Ankara calls on European countries to fight back against "cultural racism, intellectual barrenness, and uncivilised discourse" as notorious magazine publishes a series of "loathsome" cartoons.
Turkey has blasted controversial French magazine Charlie Hebdo for publishing "loathsome" so-called caricatures of President Recep Tayyip Erdogan, as pressure mounts on France over its anti-Muslim policies.
"Charlie Hebdo just published a series of so-called cartoons full of despicable images purportedly of our president. We condemn this most disgusting effort by this publication to spread its cultural racism and hatred," Presidential Communications Director Fahrettin Altun said on Twitter on Tuesday night.
Muslims around the world have taken issue with France President Emmanuel Macron and his attitude towards Islam. The recent fallout started after Macron defended the right to mock religion following the beheading of a French school teacher who had shown his students cartoons of Prophet Muhammad in a class on secularism.
Depictions of prophets are strictly avoided in Islam. Objections to the caricatures of Prophet Muhammed include the complaint that they were produced with the deliberate intention of mocking the Muslim community as a whole. The caricatures were seen alongside the context of the French state's terse relationship with Muslims, after successive French governments introduced laws that have targeted practices such as eating halal food and women wearing the hijab.
Turkish presidential aide Ibrahim Kalin said the aim of these "immoral and shameless publications" was to sow seeds of hatred and animosity.
"Everyone with common sense should condemn and reject this disgusting publishing," Kalin said.
"The so-called caricatures are loathsome and they are devoid of any real sense of human decency. It's clearly the product of a xenophobic, Islamophobic, and intolerant cultural environment the French leadership seems to want for their country," Altun said.

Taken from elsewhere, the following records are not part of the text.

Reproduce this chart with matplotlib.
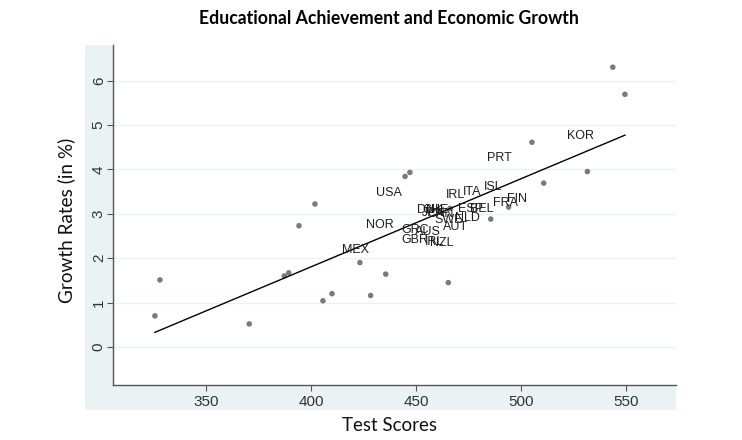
import matplotlib
matplotlib.use("Agg")
import matplotlib.pyplot as plt
from matplotlib.patches import Rectangle
import numpy as np

# ---- data ----
dot_x = [325.7, 328.1, 370.6, 387.3, 389.4, 394.3, 401.9, 405.7, 410.0, 423.3,
         428.4, 435.6, 444.8, 447.1, 465.4, 466.2, 485.6, 494.1, 505.2, 510.8,
         531.6, 543.7, 549.5]
dot_y = [0.70, 1.51, 0.52, 1.60, 1.67, 2.73, 3.22, 1.04, 1.20, 1.90,
         1.16, 1.64, 3.84, 3.93, 1.45, 3.12, 2.88, 3.15, 4.61, 3.69,
         3.95, 6.30, 5.69]

labels   = ["KOR", "PRT", "ISL", "ITA", "IRL", "USA", "FIN", "FRA", "ESP", "BEL",
            "DNK", "CHE", "JPN", "CAN", "SWE", "NLD", "AUT", "GRC", "AUS", "NOR",
            "MEX", "GBR", "IRL", "NZL"]
label_x  = [521.8, 483.7, 482.4, 472.2, 464.3, 431.0, 493.2, 486.8, 470.0, 475.7,
            450.5, 452.9, 452.9, 455.2, 458.6, 468.6, 463.0, 443.2, 449.5, 426.2,
            414.6, 443.2, 454.3, 456.7]
label_y  = [4.74, 4.25, 3.61, 3.50, 3.42, 3.46, 3.33, 3.24, 3.11, 3.11,
            3.09, 3.09, 3.02, 3.00, 2.86, 2.90, 2.70, 2.64, 2.59, 2.75,
            2.18, 2.41, 2.36, 2.35]

fit_intercept = -6.132
fit_slope = 0.01984
fit_x_range = [325.7, 549.5]

x_ticks = [350, 400, 450, 500, 550]
y_ticks = [0, 1, 2, 3, 4, 5, 6]

title = "Educational Achievement and Economic Growth"
xlabel = "Test Scores"
ylabel = "Growth Rates (in %)"

# ---- figure ----
W, H = 742, 440
fig = plt.figure(figsize=(W / 100, H / 100), dpi=100)
fig.patch.set_facecolor("white")

bg = "#eaf2f3"
# graph region (light blue), drawn behind the plot axes
fig.patches.append(Rectangle((85 / W, 1 - 410 / H), (676 - 85) / W, (410 - 45) / H,
                             transform=fig.transFigure, facecolor=bg,
                             edgecolor="none", zorder=-10))

ax = fig.add_axes([112.7 / W, 1 - 385 / H, (676 - 112.7) / W, (385 - 45) / H])
ax.set_zorder(1)
ax.set_facecolor("white")
ax.set_xlim(305.6, 573.8)
ax.set_ylim(-0.856, 6.80)

for s in ["top", "right"]:
    ax.spines[s].set_visible(False)
for s in ["left", "bottom"]:
    ax.spines[s].set_color("#555555")
    ax.spines[s].set_linewidth(1.0)

ax.set_xticks(x_ticks)
ax.set_yticks(y_ticks)
ax.tick_params(axis="both", direction="out", length=4, width=0.8, color="#555555",
               labelcolor="#333333", labelsize=11)
ax.tick_params(axis="x", pad=3)
ax.tick_params(axis="y", pad=1)
for lab in ax.get_xticklabels() + ax.get_yticklabels():
    lab.set_fontfamily("Liberation Sans")
for lab in ax.get_yticklabels():
    lab.set_rotation(90)
    lab.set_va("center")

ax.grid(axis="y", color=bg, linewidth=1.0)
ax.set_axisbelow(True)

ax.scatter(dot_x, dot_y, s=16, color="#7a7a7a", edgecolors="none", zorder=3)

fx = np.array(fit_x_range)
ax.plot(fx, fit_intercept + fit_slope * fx, color="black", linewidth=1.0, zorder=4)

for t, x, y in zip(labels, label_x, label_y):
    ax.text(x, y, t, ha="left", va="center", fontsize=9, color="#1e1e1e",
            family="Liberation Sans", zorder=5)

fig.text(389 / W, 1 - 18 / H, title, ha="center", va="center", fontsize=12.7,
         fontweight="bold", family="Lato", color="black")
fig.text(390 / W, 1 - 425 / H, xlabel, ha="center", va="center", fontsize=13.5,
         family="Lato", color="#111111")
fig.text(66 / W, 1 - 220 / H, ylabel, ha="center", va="center", fontsize=13.6,
         family="Lato", color="#111111", rotation=90)

fig.savefig("out.png", dpi=100)
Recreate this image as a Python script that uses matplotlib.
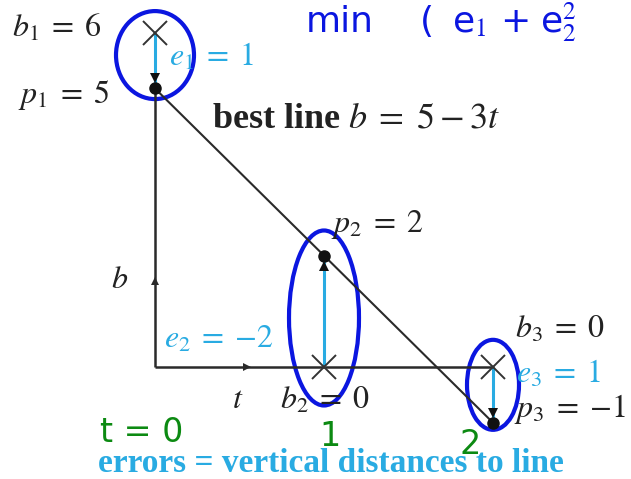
import matplotlib
matplotlib.use("Agg")
import matplotlib.pyplot as plt
from matplotlib.patches import Ellipse

# Three measurements b_i at times t_i and their projections p_i onto the best line
t = [0, 1, 2]
b = [6, 0, 0]
p = [5, 2, -1]
e = [1, -2, 1]
C, D = 5, -3          # best line b = C + D t
step_labels = ["t = 0", "1", "2"]

plt.rcParams["mathtext.fontset"] = "stix"
plt.rcParams["font.family"] = ["Liberation Serif", "DejaVu Serif"]

W, H = 631, 479
SX, SY = 169.0, 55.7          # pixels per unit of t and b
OX, OY = 155.0, 367.0         # pixel position of the origin

fig = plt.figure(figsize=(W / 100, H / 100), dpi=100)
ax = fig.add_axes([0, 0, 1, 1])
ax.set_xlim(-OX / SX, (W - OX) / SX)
ax.set_ylim(-(H - OY) / SY, OY / SY)
ax.axis("off")

dark = "#2a2a2a"
text_c = "#222222"
cyan = "#29abe2"
ink_blue = "#0b16e0"
ink_green = "#0c8a12"
fs = 23


def pix(x, y):
    """pixel position (from top-left) to data coordinates"""
    return (x - OX) / SX, (OY - y) / SY


def eq(name, val):
    return rf"${name} \;=\; {{{val}}}$"


# axes of the t-b plane
ax.plot([0, 0], [0, p[0]], color=dark, lw=1.8, solid_capstyle="butt")
ax.plot([0, t[-1]], [0, 0], color=dark, lw=1.8, solid_capstyle="butt")
ax.plot(*pix(155, 281), marker="^", color=dark, ms=6, mew=0)
ax.plot(*pix(247, 367), marker=">", color=dark, ms=6, mew=0)

# best line
tt = [t[0], t[-1]]
ax.plot(tt, [C + D * x for x in tt], color=dark, lw=1.5)

# error arrows from b_i to p_i
for ti, bi, pi in zip(t, b, p):
    ax.plot([ti, ti], [bi, pi], color=cyan, lw=2.2, solid_capstyle="butt")
    sgn = 1 if bi > pi else -1
    ax.plot(ti, pi + sgn * 10 / SY, marker="v" if sgn > 0 else "^",
            color="#111111", ms=7, mew=0)

ax.plot(t, b, linestyle="none", marker="x", ms=17, mew=1.4, color="#333333")
ax.plot(t, p, linestyle="none", marker="o", ms=8, color="#111111")


def lab(xy, dx, dy, s, color=text_c, ha="left"):
    ax.annotate(s, xy=xy, xytext=(dx, dy), textcoords="offset pixels",
                ha=ha, va="center", fontsize=fs, color=color)


lab((t[0], b[0]), -53, 5, eq("b_1", b[0]), ha="right")
lab((t[0], p[0]), -46, -7, eq("p_1", p[0]), ha="right")
lab((t[0], (b[0] + p[0]) / 2), 14, 3, eq("e_1", e[0]), color=cyan)
lab((t[1], p[1]), 7, 31, eq("p_2", p[1]))
lab((t[1], b[1]), -50, 27, eq("e_2", e[1]), color=cyan, ha="right")
lab((t[1], b[1]), 1, -34, eq("b_2", b[1]), ha="center")
lab((t[2], b[2]), 22, 37, eq("b_3", b[2]))
lab((t[2], b[2]), 23, -7, eq("e_3", e[2]), color=cyan)
lab((t[2], p[2]), 21, 14, eq("p_3", p[2]))

ax.text(*pix(120, 281), "$b$", fontsize=fs, ha="center", va="center", color=text_c)
ax.text(*pix(238, 401), "$t$", fontsize=fs, ha="center", va="center", color=text_c)

ax.text(*pix(212, 119), "best line " + rf"$b \;=\; {C} - {abs(D)}t$",
        fontsize=26, fontweight="bold", ha="left", va="center", color=text_c)
ax.text(*pix(331, 463), "errors = vertical distances to line", fontsize=24,
        fontweight="bold", ha="center", va="center", color=cyan)

# hand-drawn circles around each error
centres = [(0, 5.6), (1, 0.88), (2, -0.32)]
sizes = [(78, 88), (70, 175), (52, 90)]
for (cx, cy), (w, h) in zip(centres, sizes):
    ax.add_patch(Ellipse((cx, cy), w / SX, h / SY, fill=False, ec=ink_blue, lw=3))

# handwritten notes
hand = dict(family="DejaVu Sans", color=ink_blue, ha="left", va="center")
for s, x in zip(["min", "(", "e$_1$", "+", "e$_2^2$"], [306, 420, 452, 500, 540]):
    ax.text(*pix(x, 22), s, fontsize=26, **hand)
for s, (x, y) in zip(step_labels, [(142, 432), (330, 437), (470, 445)]):
    ax.text(*pix(x, y), s, fontsize=24, family="DejaVu Sans",
            color=ink_green, ha="center", va="center")

fig.savefig("out.png", dpi=100)
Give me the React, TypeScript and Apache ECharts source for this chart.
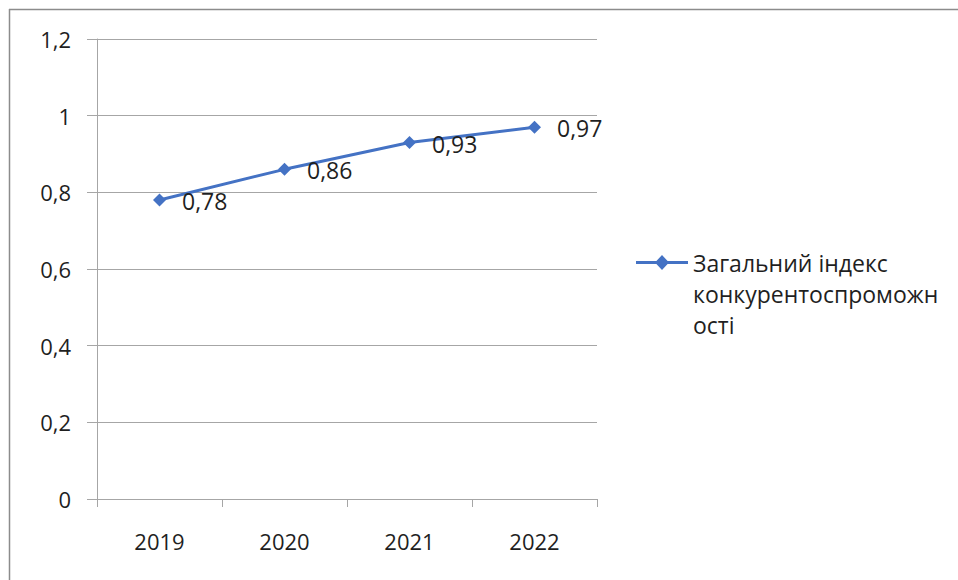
import React, { useEffect, useRef } from "react";
import * as echarts from "echarts";

const years = ["2019", "2020", "2021", "2022"];
const indexValues = [0.78, 0.86, 0.93, 0.97];
const seriesName = "Загальний індекс\nконкурентоспроможн\nості";
const yTicks = { min: 0, max: 1.2, interval: 0.2 };

const BLUE = "#4472C4";
const GRID = "#a6a6a6";
const TEXT = "#1f1f1f";
const FONT = "'Open Sans', 'Noto Sans', sans-serif";

const comma = (v: number) => String(Math.round(v * 100) / 100).replace(".", ",");

// Legend icon: line with a diamond, placed at the height of the first text line
const legendIcon =
  "path://M0 0 M52 93 M0 14 L52 14 L52 17 L0 17 Z M26 8 L33 15.5 L26 23 L19 15.5 Z";

export default function App() {
  const ref = useRef<HTMLDivElement>(null);

  useEffect(() => {
    if (!ref.current) return;
    const chart = echarts.init(ref.current, null, { renderer: "svg" });
    chart.setOption({
      animation: false,
      backgroundColor: "#ffffff",
      textStyle: { fontFamily: FONT },
      grid: { left: 97, top: 39, width: 500, height: 460 },
      graphic: [
        {
          type: "line",
          shape: { x1: 9, y1: 9.5, x2: 958, y2: 9.5 },
          style: { stroke: "#8c8c8c", lineWidth: 1.5 },
        },
        {
          type: "line",
          shape: { x1: 9.5, y1: 9, x2: 9.5, y2: 580 },
          style: { stroke: "#8c8c8c", lineWidth: 1.5 },
        },
      ],
      legend: {
        left: 636,
        top: 247,
        padding: 0,
        orient: "vertical",
        icon: legendIcon,
        itemWidth: 52,
        itemHeight: 93,
        itemStyle: { color: BLUE, borderWidth: 0 },
        textStyle: { fontSize: 23, color: TEXT, lineHeight: 31, fontFamily: FONT },
        data: [seriesName],
      },
      xAxis: {
        type: "category",
        data: years,
        boundaryGap: true,
        axisLine: { show: true, lineStyle: { color: GRID, width: 1 } },
        axisTick: { show: true, length: 8, alignWithLabel: false, lineStyle: { color: GRID } },
        axisLabel: { fontSize: 22, color: TEXT, margin: 31, fontFamily: FONT },
        splitLine: { show: false },
      },
      yAxis: {
        type: "value",
        min: yTicks.min,
        max: yTicks.max,
        interval: yTicks.interval,
        axisLine: { show: true, lineStyle: { color: GRID, width: 1 } },
        axisTick: { show: true, length: 10, inside: false, lineStyle: { color: GRID } },
        axisLabel: {
          fontSize: 22,
          color: TEXT,
          margin: 26,
          fontFamily: FONT,
          formatter: (v: number) => comma(v),
        },
        splitLine: { show: true, lineStyle: { color: GRID, width: 1 } },
      },
      series: [
        {
          name: seriesName,
          type: "line",
          data: indexValues,
          symbol: "diamond",
          symbolSize: 13,
          itemStyle: { color: BLUE },
          lineStyle: { color: BLUE, width: 3 },
          label: {
            show: true,
            position: "right",
            distance: 16,
            offset: [0, 1],
            fontSize: 23,
            color: TEXT,
            fontFamily: FONT,
            formatter: (p: any) => comma(p.value),
          },
        },
      ],
    });
    return () => chart.dispose();
  }, []);

  return (
    <div
      ref={ref}
      style={{ position: "fixed", left: 0, top: 0, width: 958, height: 580 }}
    />
  );
}
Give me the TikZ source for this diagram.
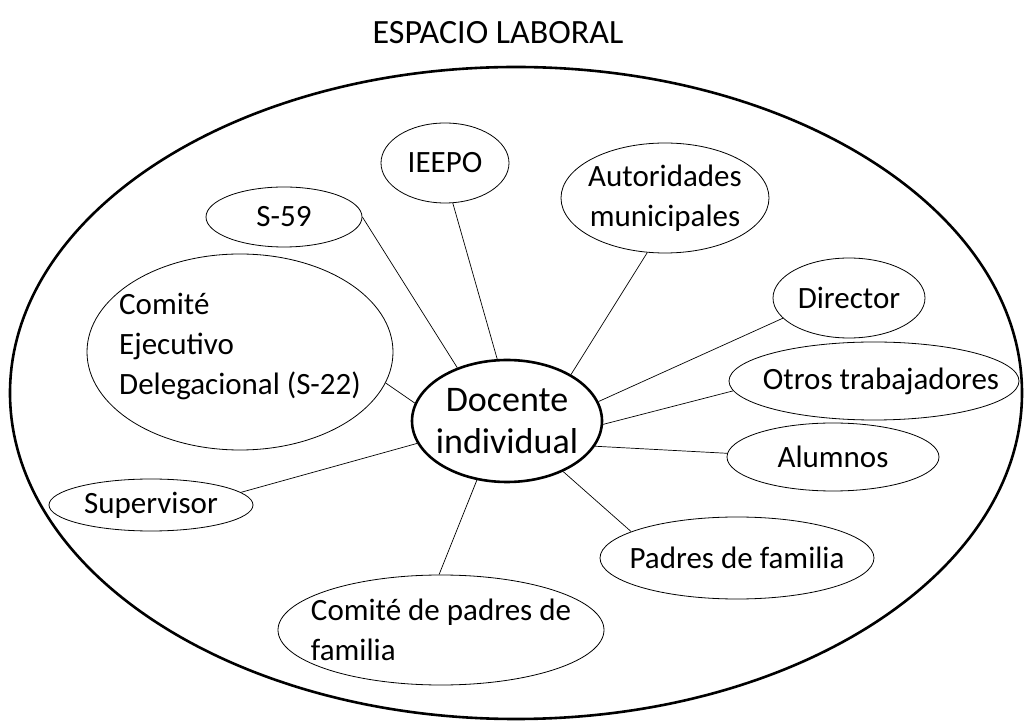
\documentclass[tikz,border=0pt]{standalone}
\usepackage{fontspec}
\setmainfont{Carlito}
\usetikzlibrary{shapes,positioning}
\colorlet{background}{white}
\colorlet{penColor}{black}
\tikzset{
  actor/.style={ellipse,draw=penColor,line width=0.8pt,inner sep=0pt},
  tag/.style={label={[align=center,font=\fontsize{31}{40}\selectfont]center:{#1}}},
  ltag/.style={label={[align=left,font=\fontsize{31}{40}\selectfont]center:{#1}}},
  link/.style={draw=penColor,line width=0.7pt}
}

\begin{document}
\begin{tikzpicture}[x=1pt,y=1pt]
      \useasboundingbox (0,0) rectangle (1025,723);
      \node (title) at (498,690) {\fontsize{34}{40}\selectfont ESPACIO LABORAL};
      \draw[penColor,line width=2.6pt] (516,330) ellipse (506 and 326);% outer space
      \node[ellipse,draw=penColor,line width=2.6pt,inner sep=0pt,minimum width=190,minimum height=122,
        label={[align=center,font=\fontsize{36}{42}\selectfont]center:{Docente\\individual}}] (doc) at (507,302) {};
      \node[actor,minimum width=128,minimum height=80,tag=IEEPO] (ieepo) at (445,560) {};
      \node[actor,minimum width=156,minimum height=60,tag=S-59] (s59) at (284,506) {};
      \node[actor,minimum width=208,minimum height=110,tag={Autoridades\\municipales}] (auto) at (665,525) {};
      \node[actor,minimum width=306,minimum height=196,
        label={[align=left,font=\fontsize{31}{40}\selectfont,yshift=5]center:{Comité\\Ejecutivo\\Delegacional (S-22)}}] (cedel) at (240,371) {};
      \node[actor,minimum width=152,minimum height=80,tag=Director] (dir) at (849,425) {};
      \node[actor,minimum width=290,minimum height=78,
        label={[font=\fontsize{31}{40}\selectfont,xshift=7]center:Otros trabajadores}] (otros) at (874,342) {};
      \node[actor,minimum width=212,minimum height=68,tag=Alumnos] (alum) at (833,266) {};
      \node[actor,minimum width=204,minimum height=52,tag=Supervisor] (sup) at (151,218) {};
      \node[actor,minimum width=274,minimum height=82,tag={Padres de familia}] (padres) at (737,165) {};
      \node[actor,minimum width=326,minimum height=110,ltag={Comité de padres de\\familia}] (cpadres) at (441,93) {};
      % spokes
      \draw[link] (doc.133) -- (s59.0);
      \draw[link] (doc.99) -- (ieepo.-79);
      \draw[link] (doc.36) -- (auto.-108);
      \draw[link] (doc.12) -- (dir.-163);
      \draw[link] (doc.-2) -- (otros.184);
      \draw[link] (doc.-16) -- (alum.178);
      \draw[link] (doc.-42) -- (padres.166);
      \draw[link] (doc.-117) -- (cpadres.92);
      \draw[link] (doc.-166) -- (sup.8);
      \draw[link] (doc.169) -- (cedel.-12);
    \end{tikzpicture}
\end{document}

While underscoring Turkey's position of being opposed to any violence and acts of terrorism against civilians, he said: "We will not remain silent in the face of disgusting attacks on our culture and religion no matter where it comes from. The racist, xenophobic, Islamophobic and anti-Semitic incitements will not be able to provoke us into reciprocating in kind," he added.
Altun called on all "sensible" European friends to fight back against "this kind of primitive cultural racism, intellectual barrenness, and uncivilised discourse."
Fury over Macron's anti-Muslim policies
On Tuesday, tens of thousands of protesters marched through the Bangladesh capital in the biggest anti-France rally since Macron justified the cartoons on the basis of free speech.
In Syria, people burned pictures of France's leader, tricolour flags were torched in the Libyan capital Tripoli, while French goods have been pulled from supermarket shelves in Qatar, Kuwait and other Gulf states.
Erdogan has called for a boycott of French goods, ramping up a standoff between France and Muslim countries over the Charlie Hebdo's caricatures targeting Muslims and Islam.
Erdogan has led the charge against Macron over his defence of the right to mock religion.